On November 13, 2020, a tractor-trailer with at least 160 slaughter-bound pigs overturned, in the 17th wreck that PETA has documented involving trucks headed to a single Smithfield Foods slaughterhouse in Virginia.
The truck driver ran off the road in Suffolk, Virginia, rolling the trailer onto its side and totaling the vehicle. The catastrophic crash left eight of the pigs with such severe injuries that they were killed on site. How many of them died on impact or in the hours that followed is unknown. Gruesome footage that PETA obtained from police shows pigs crying out from the overturned trailer, which they were apparently trapped in for at least four hours:
Eventually, workers removed the survivors from the demolished vehicle, put them on another crowded truck, and sent them through the dark to the slaughterhouse, where they would be gassed and slashed across the throat.
Originally Posted on November 20
On October 15, 2020, a tractor-trailer driving more than 100 pigs to be slaughtered at Smithfield Foods in Smithfield, Virginia, didn’t reach its destination—where workers hang pigs upside down and slit their throats. Instead, it collided head-on with another vehicle.
The crash—which occurred just a few miles south of Smithfield Foods on Route 258 in Isle of Wight County, Virginia—was yet another incident in Smithfield’s long history of truck accidents that PETA has been documenting since 1998. Photographs and video footage of the accident’s aftermath, which we obtained from police agencies via public records requests, shine a light on what pigs endure while being transported, in addition to harsh weather extremes and extremely cramped trucks.
After the chaos of the head-on collision, the severely crowded animals cried out from the trailer, surrounded by flashing lights and loud noises. Eventually, transporters hauled the animals to the bloody facility, where they were all to be slashed across the throat the next day.

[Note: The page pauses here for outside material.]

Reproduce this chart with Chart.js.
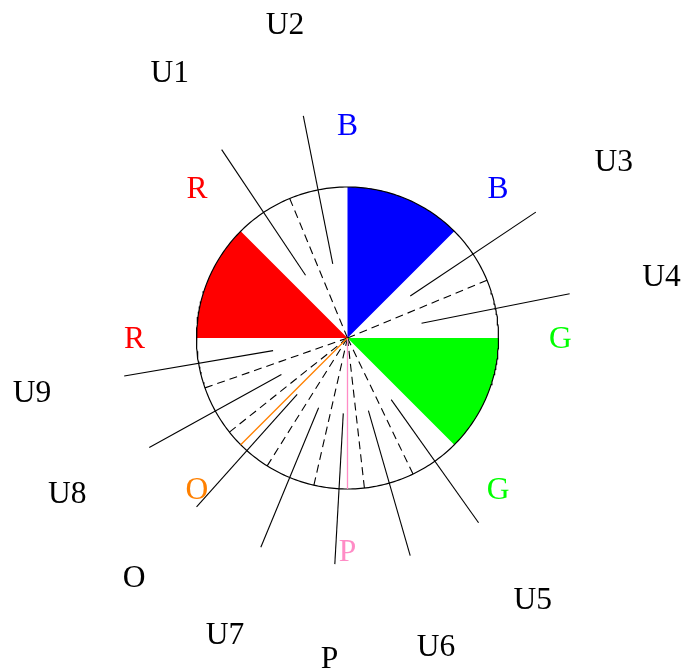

Smithfield Foods hasn’t answered questions about what happened to the pigs who were injured in the accident. Were they at least put out of their misery immediately, rather than being forced to languish overnight before being shot and relieved of their pain? PETA doesn’t know—but what we do know is that pigs at Smithfield suffer horribly whether they make it to the slaughterhouse alive or not.
These wrecks are so frequent that a police trooper at the scene of this accident even recognized a Smithfield Foods manager after having dealt with him in the aftermath of previous crashes. According to the trooper’s dash-cam video, the manager said that he was “tired of cleaning” up after these incidents.
Decade after decade, we’ve seen pigs left mangled, bloody, and broken, sometimes with their intestines hanging from their anuses, beside roads at the scene of Smithfield-bound truck wrecks. We’ve heard them crying from trailers tipped over by careless drivers. We’ve seen workers shoot them in the head with malfunctioning or misdirected captive-bolt guns.
We have pushed the company to do better by pigs involved in these preventable, ghastly scenes. However, the most noticeable change that Smithfield has made in responding to these wrecks is that it’s bringing more tarps to prevent the media and concerned residents from seeing how workers try to kill the injured animals and roughly handle those who will still be butchered for profit.
Pigs do not deserve to be crammed inside metal trailers and hauled hundreds of miles in all weather extremes to endure a terrifying death. They do not deserve any of what Smithfield puts them through—including being locked inside crates so small that they can hardly move, being denied the chance to root in the soil, being shoved into gas chambers, and being slashed across the throat. You can spare them the unrelenting misery and fear of the pork industry: Simply stop eating them today.